◆ **Aim of the task**: Omit all pictures. Copy the rest of the material exactly.
== Source data ==
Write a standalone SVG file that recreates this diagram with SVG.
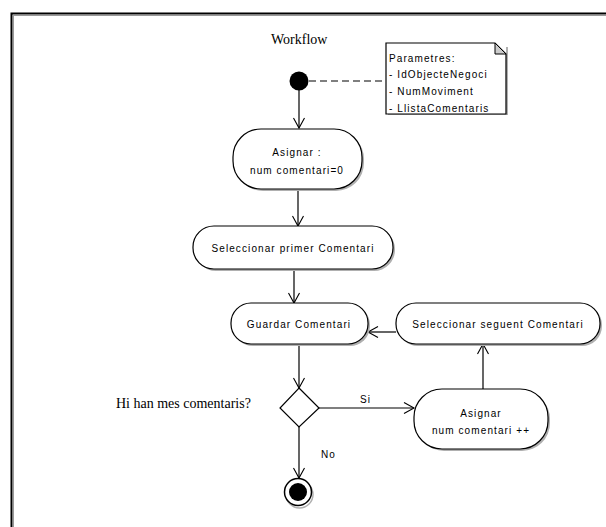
<svg xmlns="http://www.w3.org/2000/svg" width="606" height="527" viewBox="0 0 606 527">
  <style>
    .frame { stroke: #000; stroke-width: 2; fill: none; }
    .frame-shade { stroke: #999; stroke-width: 1; fill: none; }
    .act { fill: #fff; stroke: #000; stroke-width: 1.2; }
    .shade { fill: #b0b0b0; }
    .edge { stroke: #000; stroke-width: 1.2; fill: none; }
    .dash { stroke: #000; stroke-width: 1.2; fill: none; stroke-dasharray: 7 4; }
    .lbl { font-family: "Liberation Sans", Arial, sans-serif; font-size: 10px; letter-spacing: 1.1px; fill: #000; }
    .ctr { text-anchor: middle; }
    .serif { font-family: "Liberation Serif", "Times New Roman", serif; font-size: 14px; fill: #000; }
  </style>
  <defs>
    <marker id="open" markerUnits="userSpaceOnUse" markerWidth="14" markerHeight="14" viewBox="-12 -7 14 14" refX="0" refY="0" orient="auto">
      <path d="M-10,-5.5 L0,0 L-10,5.5" fill="none" stroke="#000" stroke-width="1.1"/>
    </marker>
  </defs>

  <rect width="606" height="527" fill="#fff"/>

  <!-- outer frame (top and left edges) -->
  <g id="frame">
    <path class="frame-shade" d="M13,15.5 H606 M13.5,15 V527"/>
    <path class="frame" d="M11.5,527 V13.5 H606"/>
  </g>

  <text id="title" class="serif" x="271" y="44">Workflow</text>

  <!-- connectors -->
  <g id="connectors">
    <path class="dash" d="M309,81 H386"/>
    <path class="edge" d="M299,90 V128" marker-end="url(#open)"/>
    <path class="edge" d="M298,189 V226" marker-end="url(#open)"/>
    <path class="edge" d="M294,269 V303" marker-end="url(#open)"/>
    <path class="edge" d="M299,344 V388" marker-end="url(#open)"/>
    <path class="edge" d="M319,408 H414" marker-end="url(#open)"/>
    <path class="edge" d="M483,389 V344" marker-end="url(#open)"/>
    <path class="edge" d="M396,332 H368" marker-end="url(#open)"/>
    <path class="edge" d="M299,427 V478" marker-end="url(#open)"/>
    <text class="lbl" x="360" y="403">Si</text>
    <text class="lbl" x="321" y="458">No</text>
  </g>

  <!-- initial node -->
  <g id="start">
    <circle cx="299" cy="81" r="9.5" fill="#000"/>
  </g>

  <!-- parameters note -->
  <g id="note">
    <path class="shade" d="M388,115 H508 V47 H506 V113 H388 Z"/>
    <path d="M386,43 H495 L506,54 V114 H386 Z" fill="#fff" stroke="#000" stroke-width="1.2"/>
    <path d="M495,43 V54 H506 Z" fill="#ccc" stroke="#000" stroke-width="1"/>
    <text class="lbl" x="389" y="62">Parametres:</text>
    <text class="lbl" x="389" y="78">- IdObjecteNegoci</text>
    <text class="lbl" x="389" y="95">- NumMoviment</text>
    <text class="lbl" x="389" y="112">- LlistaComentaris</text>
  </g>

  <g id="asignar-inicial">
    <rect class="shade" x="235" y="131" width="129" height="60" rx="28"/>
    <rect class="act" x="233" y="129" width="129" height="60" rx="28"/>
    <text class="lbl ctr" x="297" y="156">Asignar :</text>
    <text class="lbl ctr" x="297" y="174">num comentari=0</text>
  </g>

  <g id="seleccionar-primer">
    <rect class="shade" x="195" y="228" width="200" height="43" rx="21"/>
    <rect class="act" x="193" y="226" width="200" height="43" rx="21"/>
    <text class="lbl ctr" x="293" y="252">Seleccionar primer Comentari</text>
  </g>

  <g id="guardar">
    <rect class="shade" x="233" y="305" width="137" height="41" rx="20"/>
    <rect class="act" x="231" y="303" width="137" height="41" rx="20"/>
    <text class="lbl ctr" x="299" y="328">Guardar Comentari</text>
  </g>

  <g id="seleccionar-seguent">
    <rect class="shade" x="398" y="305" width="204" height="41" rx="20"/>
    <rect class="act" x="396" y="303" width="204" height="41" rx="20"/>
    <text class="lbl ctr" x="498" y="328">Seleccionar seguent Comentari</text>
  </g>

  <g id="decisio">
    <path d="M299,388 L319,408 L299,427 L280,408 Z" fill="#fff" stroke="#000" stroke-width="1.2"/>
    <text class="serif" x="116" y="408">Hi han mes comentaris?</text>
  </g>

  <g id="asignar-increment">
    <rect class="shade" x="416" y="391" width="134" height="60" rx="28"/>
    <rect class="act" x="414" y="389" width="134" height="60" rx="28"/>
    <text class="lbl ctr" x="481" y="417">Asignar</text>
    <text class="lbl ctr" x="481" y="434">num comentari ++</text>
  </g>

  <!-- final node -->
  <g id="final">
    <circle cx="298" cy="493" r="13.5" fill="#fff" stroke="#b0b0b0" stroke-width="1.5" transform="translate(1.5,1.5)"/>
    <circle cx="298" cy="492" r="13.5" fill="#fff" stroke="#000" stroke-width="1.5"/>
    <circle cx="298" cy="492" r="9" fill="#000"/>
  </g>
</svg>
===
◆ **Result of the exercise**:
Write a standalone SVG file that recreates this diagram with SVG.
<svg xmlns="http://www.w3.org/2000/svg" width="606" height="527" viewBox="0 0 606 527">
  <style>
    .frame { stroke: #000; stroke-width: 2; fill: none; }
    .frame-shade { stroke: #999; stroke-width: 1; fill: none; }
    .act { fill: #fff; stroke: #000; stroke-width: 1.2; }
    .shade { fill: #b0b0b0; }
    .edge { stroke: #000; stroke-width: 1.2; fill: none; }
    .dash { stroke: #000; stroke-width: 1.2; fill: none; stroke-dasharray: 7 4; }
    .lbl { font-family: "Liberation Sans", Arial, sans-serif; font-size: 10px; letter-spacing: 1.1px; fill: #000; }
    .ctr { text-anchor: middle; }
    .serif { font-family: "Liberation Serif", "Times New Roman", serif; font-size: 14px; fill: #000; }
  </style>
  <defs>
    <marker id="open" markerUnits="userSpaceOnUse" markerWidth="14" markerHeight="14" viewBox="-12 -7 14 14" refX="0" refY="0" orient="auto">
      <path d="M-10,-5.5 L0,0 L-10,5.5" fill="none" stroke="#000" stroke-width="1.1"/>
    </marker>
  </defs>

  <rect width="606" height="527" fill="#fff"/>

  <!-- outer frame (top and left edges) -->
  <g id="frame">
    <path class="frame-shade" d="M13,15.5 H606 M13.5,15 V527"/>
    <path class="frame" d="M11.5,527 V13.5 H606"/>
  </g>

  <text id="title" class="serif" x="271" y="44">Workflow</text>

  <!-- connectors -->
  <g id="connectors">
    <path class="dash" d="M309,81 H386"/>
    <path class="edge" d="M299,90 V128" marker-end="url(#open)"/>
    <path class="edge" d="M298,189 V226" marker-end="url(#open)"/>
    <path class="edge" d="M294,269 V303" marker-end="url(#open)"/>
    <path class="edge" d="M299,344 V388" marker-end="url(#open)"/>
    <path class="edge" d="M319,408 H414" marker-end="url(#open)"/>
    <path class="edge" d="M483,389 V344" marker-end="url(#open)"/>
    <path class="edge" d="M396,332 H368" marker-end="url(#open)"/>
    <path class="edge" d="M299,427 V478" marker-end="url(#open)"/>
    <text class="lbl" x="360" y="403">Si</text>
    <text class="lbl" x="321" y="458">No</text>
  </g>

  <!-- initial node -->
  <g id="start">
    <circle cx="299" cy="81" r="9.5" fill="#000"/>
  </g>

  <!-- parameters note -->
  <g id="note">
    <path class="shade" d="M388,115 H508 V47 H506 V113 H388 Z"/>
    <path d="M386,43 H495 L506,54 V114 H386 Z" fill="#fff" stroke="#000" stroke-width="1.2"/>
    <path d="M495,43 V54 H506 Z" fill="#ccc" stroke="#000" stroke-width="1"/>
    <text class="lbl" x="389" y="62">Parametres:</text>
    <text class="lbl" x="389" y="78">- IdObjecteNegoci</text>
    <text class="lbl" x="389" y="95">- NumMoviment</text>
    <text class="lbl" x="389" y="112">- LlistaComentaris</text>
  </g>

  <g id="asignar-inicial">
    <rect class="shade" x="235" y="131" width="129" height="60" rx="28"/>
    <rect class="act" x="233" y="129" width="129" height="60" rx="28"/>
    <text class="lbl ctr" x="297" y="156">Asignar :</text>
    <text class="lbl ctr" x="297" y="174">num comentari=0</text>
  </g>

  <g id="seleccionar-primer">
    <rect class="shade" x="195" y="228" width="200" height="43" rx="21"/>
    <rect class="act" x="193" y="226" width="200" height="43" rx="21"/>
    <text class="lbl ctr" x="293" y="252">Seleccionar primer Comentari</text>
  </g>

  <g id="guardar">
    <rect class="shade" x="233" y="305" width="137" height="41" rx="20"/>
    <rect class="act" x="231" y="303" width="137" height="41" rx="20"/>
    <text class="lbl ctr" x="299" y="328">Guardar Comentari</text>
  </g>

  <g id="seleccionar-seguent">
    <rect class="shade" x="398" y="305" width="204" height="41" rx="20"/>
    <rect class="act" x="396" y="303" width="204" height="41" rx="20"/>
    <text class="lbl ctr" x="498" y="328">Seleccionar seguent Comentari</text>
  </g>

  <g id="decisio">
    <path d="M299,388 L319,408 L299,427 L280,408 Z" fill="#fff" stroke="#000" stroke-width="1.2"/>
    <text class="serif" x="116" y="408">Hi han mes comentaris?</text>
  </g>

  <g id="asignar-increment">
    <rect class="shade" x="416" y="391" width="134" height="60" rx="28"/>
    <rect class="act" x="414" y="389" width="134" height="60" rx="28"/>
    <text class="lbl ctr" x="481" y="417">Asignar</text>
    <text class="lbl ctr" x="481" y="434">num comentari ++</text>
  </g>

  <!-- final node -->
  <g id="final">
    <circle cx="298" cy="493" r="13.5" fill="#fff" stroke="#b0b0b0" stroke-width="1.5" transform="translate(1.5,1.5)"/>
    <circle cx="298" cy="492" r="13.5" fill="#fff" stroke="#000" stroke-width="1.5"/>
    <circle cx="298" cy="492" r="9" fill="#000"/>
  </g>
</svg>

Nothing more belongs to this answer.